#### RECORDS SUPPLIED
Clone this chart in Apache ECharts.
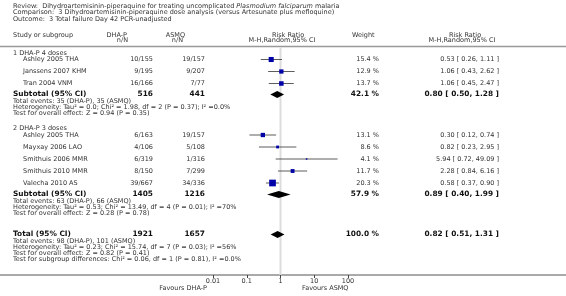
<!DOCTYPE html>
<html>
<head>
<meta charset="utf-8">
<script src="https://cdn.jsdelivr.net/npm/echarts@6/dist/echarts.min.js"></script>
<style>
  html, body { margin: 0; padding: 0; background: #fff; }
  #main { width: 566px; height: 296px; }
</style>
</head>
<body>
<div id="main"></div>
<script>
// study level data
const studies = ['Ashley 2005 THA', 'Janssens 2007 KHM', 'Tran 2004 VNM',
  'Ashley 2005 THA', 'Mayxay 2006 LAO', 'Smithuis 2006 MMR', 'Smithuis 2010 MMR', 'Valecha 2010 AS'];
const dhapCells = ['10/155', '9/195', '16/166', '6/163', '4/106', '6/319', '8/150', '39/667'];
const asmqCells = ['19/157', '9/207', '7/77', '19/157', '5/108', '1/316', '7/299', '34/336'];
const weights = [15.4, 12.9, 13.7, 13.1, 8.6, 4.1, 11.7, 20.3];
const rr = [0.53, 1.06, 1.06, 0.30, 0.82, 5.94, 2.28, 0.58];
const rrLow = [0.26, 0.43, 0.45, 0.12, 0.23, 0.72, 0.84, 0.37];
const rrHigh = [1.11, 2.62, 2.47, 0.74, 2.95, 49.09, 6.16, 0.90];

// pooled rows (subtotal 1, subtotal 2, total)
const pooledLabels = ['Subtotal (95% CI)', 'Subtotal (95% CI)', 'Total (95% CI)'];
const pooledDhap = [516, 1405, 1921];
const pooledAsmq = [441, 1216, 1657];
const pooledWeight = [42.1, 57.9, 100.0];
const pooledRR = [0.80, 0.89, 0.82];
const pooledLow = [0.50, 0.40, 0.51];
const pooledHigh = [1.28, 1.99, 1.31];

const groupLabels = ['1 DHA-P 4 doses', '2 DHA-P 3 doses'];
const notes1 = ['Total events: 35 (DHA-P), 35 (ASMQ)',
  'Heterogeneity: Tau² = 0.0; Chi² = 1.98, df = 2 (P = 0.37); I² =0.0%',
  'Test for overall effect: Z = 0.94 (P = 0.35)'];
const notes2 = ['Total events: 63 (DHA-P), 66 (ASMQ)',
  'Heterogeneity: Tau² = 0.53; Chi² = 13.49, df = 4 (P = 0.01); I² =70%',
  'Test for overall effect: Z = 0.28 (P = 0.78)'];
const notesTotal = ['Total events: 98 (DHA-P), 101 (ASMQ)',
  'Heterogeneity: Tau² = 0.23; Chi² = 15.74, df = 7 (P = 0.03); I² =56%',
  'Test for overall effect: Z = 0.82 (P = 0.41)',
  'Test for subgroup differences: Chi² = 0.06, df = 1 (P = 0.81), I² =0.0%'];

// layout (row centres, px)
const studyY = [59.5, 71.5, 83.5, 135, 147, 159, 171, 183];
const pooledY = [94.5, 194.5, 234.5];
const groupY = [53, 128.5];
const notesY = [[101, 107.2, 113.4], [201, 207.2, 213.4], [241, 247.2, 253.4, 259.6]];
const axisY = 275;
const headLineY = 46.5;
const plotTop = 40;

const FONT = '"DejaVu Sans", Verdana, sans-serif';
const small = 6.5, bold = 7.4;
const txtCol = '#333';

const chart = echarts.init(document.getElementById('main'));
const g = [];
function txt(s, x, y, opt) {
  opt = opt || {};
  g.push({
    type: 'text', silent: true,
    style: {
      text: s, x: x, y: y,
      fontSize: opt.size || small, fontFamily: FONT,
      fontWeight: opt.weight || 'normal',
      fontStyle: opt.style || 'normal',
      fill: opt.color || txtCol,
      align: opt.align || 'left', verticalAlign: 'middle'
    }
  });
}
const ctx = document.createElement('canvas').getContext('2d');
function textW(s, style) {
  ctx.font = (style || '') + ' ' + small + 'px ' + FONT;
  return ctx.measureText(s).width;
}

// title block (italic species name)
const t1 = 'Review:  Dihydroartemisinin-piperaquine for treating uncomplicated ';
const t2 = 'Plasmodium falciparum';
const t3 = ' malaria';
let tx = 13;
txt(t1, tx, 6); tx += textW(t1);
txt(t2, tx, 6, { style: 'italic' }); tx += textW(t2, 'italic');
txt(t3, tx, 6);
txt('Comparison:  3 Dihydroartemisinin-piperaquine dose analysis (versus Artesunate plus mefloquine)', 13, 12.5);
txt('Outcome:  3 Total failure Day 42 PCR-unadjusted', 13, 19);

// column headers
txt('Study or subgroup', 13, 35);
txt('DHA-P', 127, 35, { align: 'right' });
txt('n/N', 128, 40.5, { align: 'right' });
txt('ASMQ', 185, 35, { align: 'right' });
txt('n/N', 183, 40.5, { align: 'right' });
txt('Risk Ratio', 288, 35, { align: 'center' });
txt('M-H,Random,95% CI', 282, 40.5, { align: 'center' });
txt('Weight', 352, 35);
txt('Risk Ratio', 465, 35, { align: 'center' });
txt('M-H,Random,95% CI', 462, 40.5, { align: 'center' });
g.push({ type: 'line', silent: true, shape: { x1: 0, y1: headLineY, x2: 566, y2: headLineY },
  style: { stroke: '#999', lineWidth: 1.5 } });

groupLabels.forEach((s, i) => txt(s, 13, groupY[i]));

const fmtRR = (m, l, h) => m.toFixed(2) + ' [ ' + l.toFixed(2) + ', ' + h.toFixed(2) + ' ]';

studies.forEach((s, i) => {
  const y = studyY[i];
  txt(s, 23, y);
  txt(dhapCells[i], 153, y, { align: 'right' });
  txt(asmqCells[i], 205, y, { align: 'right' });
  txt(weights[i].toFixed(1) + ' %', 379, y, { align: 'right' });
  txt(fmtRR(rr[i], rrLow[i], rrHigh[i]), 499, y, { align: 'right' });
});

pooledLabels.forEach((s, i) => {
  const y = pooledY[i];
  const o = { size: bold, weight: 'bold', color: '#111' };
  txt(s, 13, y, o);
  txt(String(pooledDhap[i]), 153, y, Object.assign({ align: 'right' }, o));
  txt(String(pooledAsmq[i]), 205, y, Object.assign({ align: 'right' }, o));
  txt(pooledWeight[i].toFixed(1) + ' %', 379, y, Object.assign({ align: 'right' }, o));
  txt(fmtRR(pooledRR[i], pooledLow[i], pooledHigh[i]), 499, y, Object.assign({ align: 'right' }, o));
});

[notes1, notes2, notesTotal].forEach((arr, k) => {
  arr.forEach((s, j) => txt(s, 13, notesY[k][j]));
});

// full width axis baseline + favours labels
g.push({ type: 'line', silent: true, shape: { x1: 0, y1: axisY, x2: 566, y2: axisY },
  style: { stroke: '#555', lineWidth: 1 } });
txt('Favours DHA-P', 207, 288.5, { align: 'right' });
txt('Favours ASMQ', 302, 288.5);

const studyData = studies.map((s, i) => [rr[i], rrLow[i], rrHigh[i], studyY[i], weights[i]]);
const pooledData = pooledRR.map((v, i) => [v, pooledLow[i], pooledHigh[i], pooledY[i]]);

const option = {
  animation: false,
  grid: { left: 213, right: 218, top: plotTop, bottom: 296 - axisY },
  xAxis: {
    type: 'log', logBase: 10, min: 0.01, max: 100,
    axisLine: { show: false },
    axisTick: { show: true, length: 3, lineStyle: { color: '#444' } },
    axisLabel: { fontSize: small, fontFamily: FONT, color: txtCol, margin: 3,
      formatter: v => String(+(+v).toPrecision(2)) },
    splitLine: { show: false }
  },
  yAxis: { type: 'value', min: plotTop, max: axisY, inverse: true, show: false },
  series: [
    {
      // line of no effect
      type: 'line', data: [[1, headLineY + 1], [1, axisY]], symbol: 'none',
      lineStyle: { color: '#dcdcdc', width: 2 }, z: 1, silent: true
    },
    {
      type: 'custom', data: studyData, z: 3, silent: true,
      renderItem: (params, api) => {
        const y = api.value(3);
        const c = api.coord([api.value(0), y]);
        const l = api.coord([api.value(1), y]);
        const h = api.coord([api.value(2), y]);
        const sz = Math.max(1.5, api.value(4) * 0.33);
        return {
          type: 'group', children: [
            { type: 'line', shape: { x1: l[0], y1: c[1], x2: h[0], y2: c[1] }, style: { stroke: '#333', lineWidth: 0.8 } },
            { type: 'rect', shape: { x: c[0] - sz / 2, y: c[1] - sz / 2, width: sz, height: sz }, style: { fill: '#0000a8' } }
          ]
        };
      }
    },
    {
      type: 'custom', data: pooledData, z: 3, silent: true,
      renderItem: (params, api) => {
        const y = api.value(3);
        const c = api.coord([api.value(0), y]);
        const l = api.coord([api.value(1), y]);
        const h = api.coord([api.value(2), y]);
        const dh = 3.5;
        return {
          type: 'polygon',
          shape: { points: [[l[0], c[1]], [c[0], c[1] - dh], [h[0], c[1]], [c[0], c[1] + dh]] },
          style: { fill: '#000' }
        };
      }
    }
  ],
  graphic: g
};
chart.setOption(option);
</script>
</body>
</html>
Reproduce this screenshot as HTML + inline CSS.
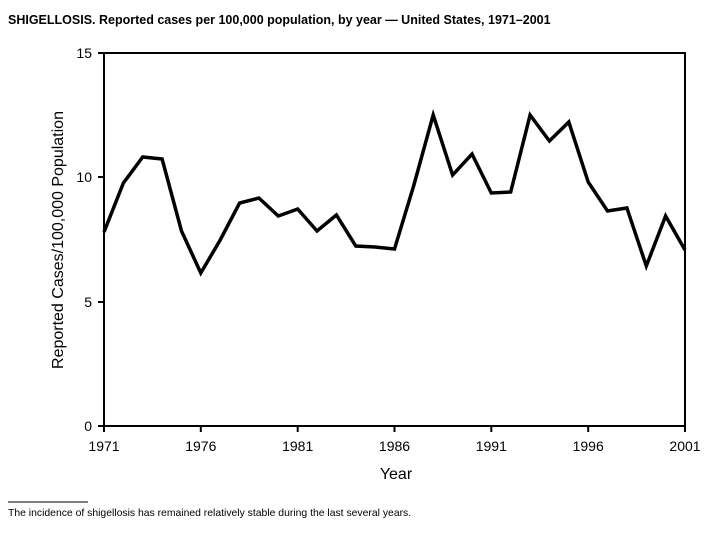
<!DOCTYPE html>
<html><head><meta charset="utf-8"><style>
body{margin:0;background:#fff;width:714px;height:530px;overflow:hidden;font-family:"Liberation Sans",sans-serif}
</style></head><body>
<svg width="714" height="530" xmlns="http://www.w3.org/2000/svg" font-family="Liberation Sans, sans-serif">
<text x="8" y="24" font-size="12.5" font-weight="bold">SHIGELLOSIS. Reported cases per 100,000 population, by year — United States, 1971–2001</text>
<rect x="104" y="53" width="581" height="373" fill="none" stroke="#000" stroke-width="2"/>
<g stroke="#000" stroke-width="2">
<line x1="98" y1="53" x2="104" y2="53"/><line x1="98" y1="177" x2="104" y2="177"/><line x1="98" y1="302" x2="104" y2="302"/><line x1="98" y1="426" x2="104" y2="426"/>
<line x1="104" y1="426" x2="104" y2="432"/><line x1="200.8" y1="426" x2="200.8" y2="432"/><line x1="297.7" y1="426" x2="297.7" y2="432"/><line x1="394.5" y1="426" x2="394.5" y2="432"/><line x1="491.3" y1="426" x2="491.3" y2="432"/><line x1="588.2" y1="426" x2="588.2" y2="432"/><line x1="685" y1="426" x2="685" y2="432"/>
</g>
<g font-size="14" text-anchor="end">
<text x="92" y="58">15</text><text x="92" y="182">10</text><text x="92" y="307">5</text><text x="92" y="431">0</text>
</g>
<g font-size="14" text-anchor="middle">
<text x="104" y="451">1971</text><text x="200.8" y="451">1976</text><text x="297.7" y="451">1981</text><text x="394.5" y="451">1986</text><text x="491.3" y="451">1991</text><text x="588.2" y="451">1996</text><text x="685" y="451">2001</text>
<text x="396" y="479" font-size="16">Year</text>
<text transform="translate(63,240) rotate(-90)" font-size="16">Reported Cases/100,000 Population</text>
</g>
<polyline fill="none" stroke="#000" stroke-width="3.5" stroke-linejoin="miter" points="104,232 123.4,183 142.7,157 162.1,159 181.5,231 200.8,273 220.2,240 239.6,203 258.9,198 278.3,216 297.7,209 317,231 336.4,215 355.8,246 375.1,247 394.5,249 413.9,185 433.2,115 452.6,175 472,154 491.3,193 510.7,192 530.1,115 549.4,141 568.8,122 588.2,182 607.5,211 626.9,208 646.3,266 665.6,216 685,250"/>
<line x1="8" y1="502" x2="88" y2="502" stroke="#000" stroke-width="1"/>
<text x="8" y="516" font-size="10.4">The incidence of shigellosis has remained relatively stable during the last several years.</text>
</svg>
</body></html>
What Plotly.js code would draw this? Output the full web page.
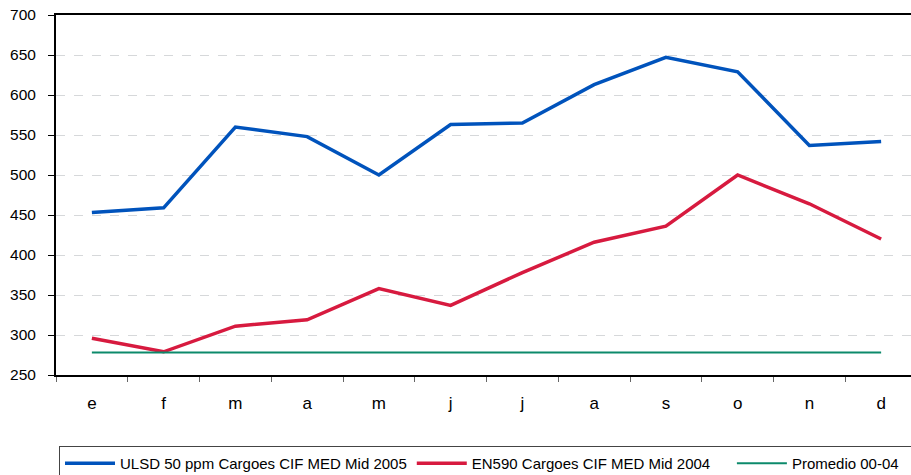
<!DOCTYPE html>
<html>
<head>
<meta charset="utf-8">
<script src="https://cdn.plot.ly/plotly-3.0.1.min.js"></script>
<style>
html,body{margin:0;padding:0;overflow:hidden;background:#fff;width:911px;height:475px;}
#chart{width:920px;height:475px;}
</style>
</head>
<body>
<div id="chart"></div>
<script>
const months = ['e','f','m','a','m ','j','j ','a ','s','o','n','d'];
const monthLabels = ['e','f','m','a','m','j','j','a','s','o','n','d'];
const ulsd = [453, 459, 560, 548, 500, 563, 565, 613, 647, 629, 537, 542];
const en590 = [296, 279, 311, 319, 358, 337, 378, 416, 436, 500, 464, 420];
const promedio = [278, 278, 278, 278, 278, 278, 278, 278, 278, 278, 278, 278];
const names = ['ULSD 50 ppm Cargoes CIF MED Mid 2005', 'EN590 Cargoes CIF MED Mid 2004\u00A0\u00A0\u00A0\u00A0', 'Promedio 00-04\u00A0\u00A0\u00A0'];

const font = 'Liberation Sans, Arial, sans-serif';
const W = 920, H = 475;

const traces = [
  {x: months, y: ulsd, name: names[0], type: 'scatter', mode: 'lines', line: {color: '#0053BC', width: 3.5}},
  {x: months, y: en590, name: names[1], type: 'scatter', mode: 'lines', line: {color: '#D71A3F', width: 3.5}},
  {x: months, y: promedio, name: names[2], type: 'scatter', mode: 'lines', line: {color: '#0C8A6B', width: 2}}
];

const layout = {
  width: W, height: H,
  margin: {l: 56, r: 3, t: 15, b: 100},
  paper_bgcolor: '#fff', plot_bgcolor: '#fff',
  font: {family: font, size: 15, color: '#000'},
  showlegend: true,
  legend: {
    orientation: 'h',
    xref: 'container', yref: 'container',
    x: 59 / W, y: 1 - 446 / H, xanchor: 'left', yanchor: 'top',
    bordercolor: '#444', borderwidth: 1, bgcolor: '#fff',
    font: {family: font, size: 15, color: '#000'},
    itemwidth: 50,
    traceorder: 'normal'
  },
  xaxis: {
    type: 'category',
    tickvals: months, ticktext: monthLabels,
    range: [-0.5, 11.5],
    showline: true, linecolor: '#000', linewidth: 2, mirror: true,
    ticks: 'outside', tickson: 'boundaries', ticklen: 5, tickcolor: '#666', tickwidth: 1,
    ticklabelstandoff: 12,
    showgrid: false, zeroline: false,
    tickfont: {family: font, size: 17, color: '#000'}
  },
  yaxis: {
    range: [250, 700], dtick: 50, tick0: 250,
    showline: true, linecolor: '#000', linewidth: 2,
    ticks: 'outside', ticklen: 6, tickcolor: '#000', tickwidth: 1,
    ticklabelstandoff: 9,
    showgrid: true, gridcolor: '#d6d8da', griddash: 'dash', gridwidth: 1,
    zeroline: false,
    tickfont: {family: font, size: 15.5, color: '#000'}
  }
};

Plotly.newPlot('chart', traces, layout, {displayModeBar: false, staticPlot: true});
</script>
</body>
</html>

#### WORK INSTRUCTIONS
Search the records for the word "full" and copy every line where it occurs.

#### WRITTEN ANSWER
// full width axis baseline + favours labels
What Plotly.js code would draw this? Output the full web page.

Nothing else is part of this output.